-- START Data section --
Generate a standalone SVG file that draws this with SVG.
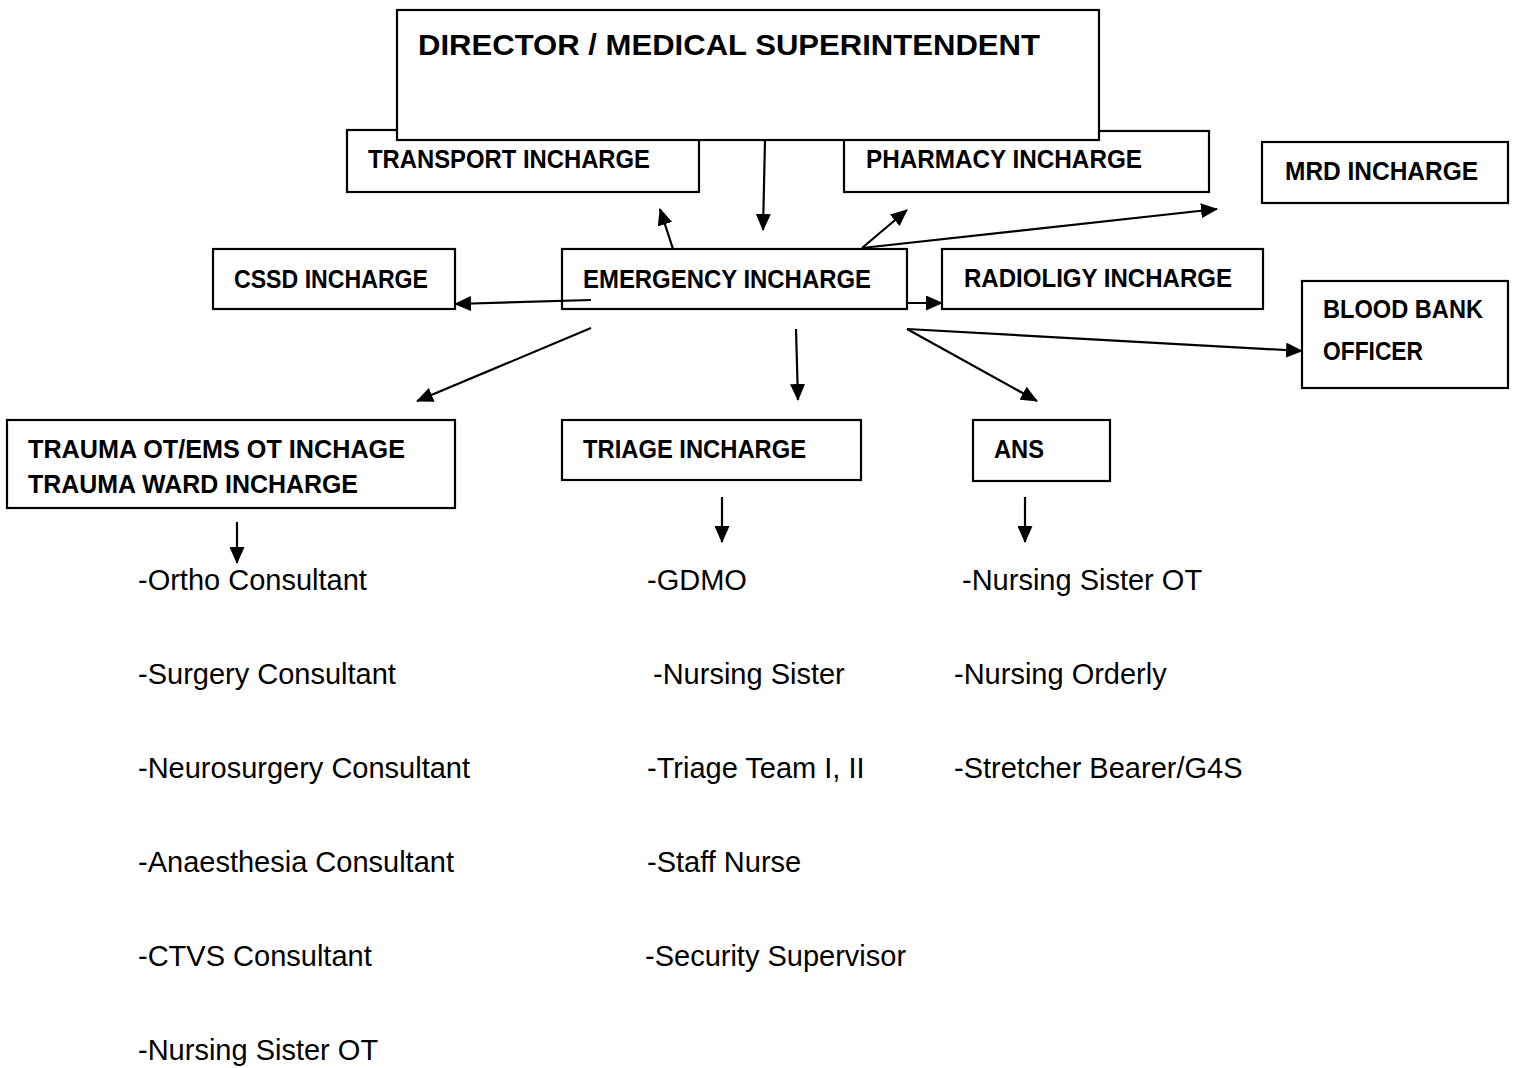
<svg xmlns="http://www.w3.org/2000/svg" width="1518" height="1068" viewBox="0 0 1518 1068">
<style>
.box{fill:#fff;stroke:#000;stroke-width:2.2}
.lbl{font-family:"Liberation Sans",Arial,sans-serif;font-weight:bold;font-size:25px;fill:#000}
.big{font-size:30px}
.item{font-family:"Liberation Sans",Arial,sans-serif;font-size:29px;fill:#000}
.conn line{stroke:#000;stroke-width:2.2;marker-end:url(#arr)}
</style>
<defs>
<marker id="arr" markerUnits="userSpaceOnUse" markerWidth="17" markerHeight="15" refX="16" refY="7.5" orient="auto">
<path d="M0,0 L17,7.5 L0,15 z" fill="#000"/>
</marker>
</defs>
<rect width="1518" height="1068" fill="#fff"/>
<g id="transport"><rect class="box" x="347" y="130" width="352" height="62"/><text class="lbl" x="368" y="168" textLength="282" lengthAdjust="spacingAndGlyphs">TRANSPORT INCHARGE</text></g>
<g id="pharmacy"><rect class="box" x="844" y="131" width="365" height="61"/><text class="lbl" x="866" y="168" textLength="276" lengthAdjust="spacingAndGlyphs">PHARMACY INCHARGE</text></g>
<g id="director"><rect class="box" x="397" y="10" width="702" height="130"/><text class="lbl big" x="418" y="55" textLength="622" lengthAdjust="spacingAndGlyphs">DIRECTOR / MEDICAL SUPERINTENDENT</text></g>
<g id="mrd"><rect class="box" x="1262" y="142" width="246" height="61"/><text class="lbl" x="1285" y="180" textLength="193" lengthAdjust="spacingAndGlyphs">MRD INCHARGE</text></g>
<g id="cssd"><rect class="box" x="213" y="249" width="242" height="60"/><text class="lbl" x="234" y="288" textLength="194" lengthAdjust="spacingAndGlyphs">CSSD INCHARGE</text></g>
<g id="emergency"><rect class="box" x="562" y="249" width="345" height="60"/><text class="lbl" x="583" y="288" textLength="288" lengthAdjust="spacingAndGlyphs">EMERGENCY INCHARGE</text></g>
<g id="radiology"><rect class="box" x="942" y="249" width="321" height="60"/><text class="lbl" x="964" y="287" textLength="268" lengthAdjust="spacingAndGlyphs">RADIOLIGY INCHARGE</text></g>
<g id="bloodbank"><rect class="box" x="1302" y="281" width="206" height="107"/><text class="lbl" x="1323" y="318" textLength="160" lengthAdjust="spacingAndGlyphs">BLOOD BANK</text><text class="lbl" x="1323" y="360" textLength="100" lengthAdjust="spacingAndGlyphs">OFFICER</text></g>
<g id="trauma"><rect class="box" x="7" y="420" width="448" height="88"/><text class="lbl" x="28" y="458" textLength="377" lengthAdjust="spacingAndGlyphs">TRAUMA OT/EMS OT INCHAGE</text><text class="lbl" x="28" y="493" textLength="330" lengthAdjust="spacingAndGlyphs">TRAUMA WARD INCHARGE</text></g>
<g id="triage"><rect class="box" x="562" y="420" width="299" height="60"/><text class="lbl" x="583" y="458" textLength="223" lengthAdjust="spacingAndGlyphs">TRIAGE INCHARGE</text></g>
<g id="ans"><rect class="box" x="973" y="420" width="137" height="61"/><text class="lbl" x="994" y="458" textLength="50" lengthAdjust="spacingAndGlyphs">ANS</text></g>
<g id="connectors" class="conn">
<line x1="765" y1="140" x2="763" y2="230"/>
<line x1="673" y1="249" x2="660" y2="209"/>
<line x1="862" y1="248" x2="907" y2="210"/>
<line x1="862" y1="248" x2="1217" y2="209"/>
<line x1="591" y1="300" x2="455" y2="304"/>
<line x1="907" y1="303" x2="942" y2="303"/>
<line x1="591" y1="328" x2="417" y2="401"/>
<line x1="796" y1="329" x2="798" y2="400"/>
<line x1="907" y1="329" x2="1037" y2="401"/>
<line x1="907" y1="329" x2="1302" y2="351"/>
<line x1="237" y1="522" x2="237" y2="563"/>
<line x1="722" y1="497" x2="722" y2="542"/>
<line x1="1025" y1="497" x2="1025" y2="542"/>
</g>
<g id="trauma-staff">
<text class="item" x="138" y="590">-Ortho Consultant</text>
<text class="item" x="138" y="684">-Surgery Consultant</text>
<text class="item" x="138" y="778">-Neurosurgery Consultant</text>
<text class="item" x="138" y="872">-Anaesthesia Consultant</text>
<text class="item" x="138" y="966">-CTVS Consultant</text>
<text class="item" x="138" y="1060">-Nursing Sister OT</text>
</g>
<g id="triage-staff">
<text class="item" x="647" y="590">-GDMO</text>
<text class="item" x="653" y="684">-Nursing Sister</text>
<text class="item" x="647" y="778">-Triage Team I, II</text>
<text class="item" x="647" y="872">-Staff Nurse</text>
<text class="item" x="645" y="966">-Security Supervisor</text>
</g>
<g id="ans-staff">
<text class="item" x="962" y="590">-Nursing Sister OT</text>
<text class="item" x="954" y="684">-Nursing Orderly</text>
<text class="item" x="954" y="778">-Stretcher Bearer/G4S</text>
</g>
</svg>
-- END Data section --
-- START Data section --
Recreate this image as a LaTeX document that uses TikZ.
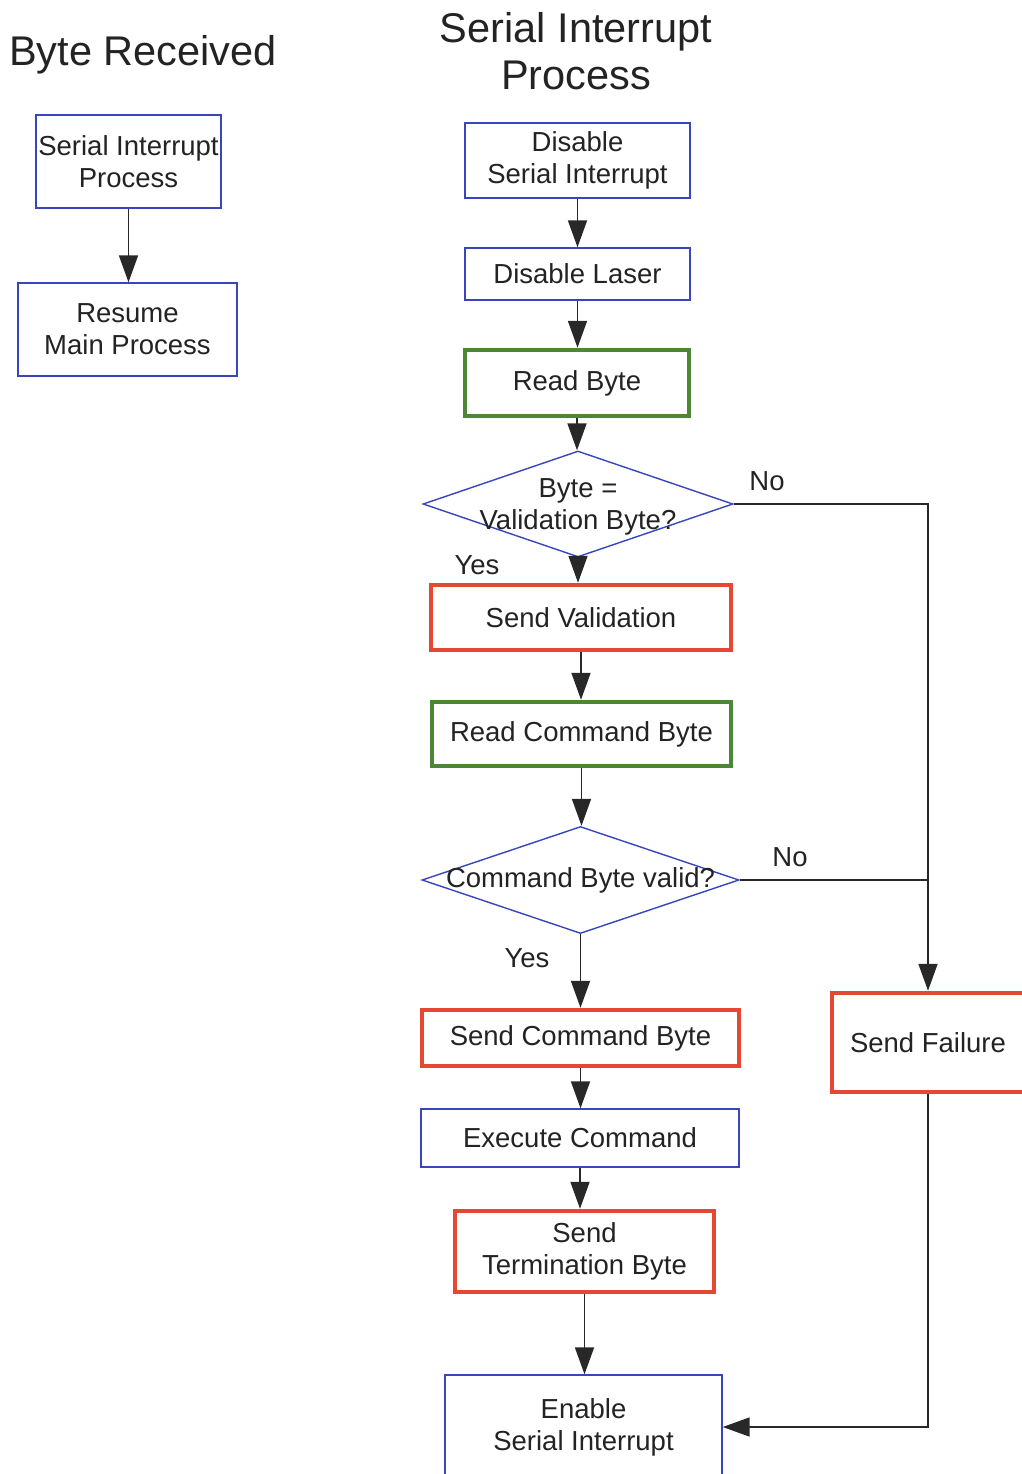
-- END Data section --
Directive: State the count of lines above containing the string "this", and add nothing to it.

Task answer: 2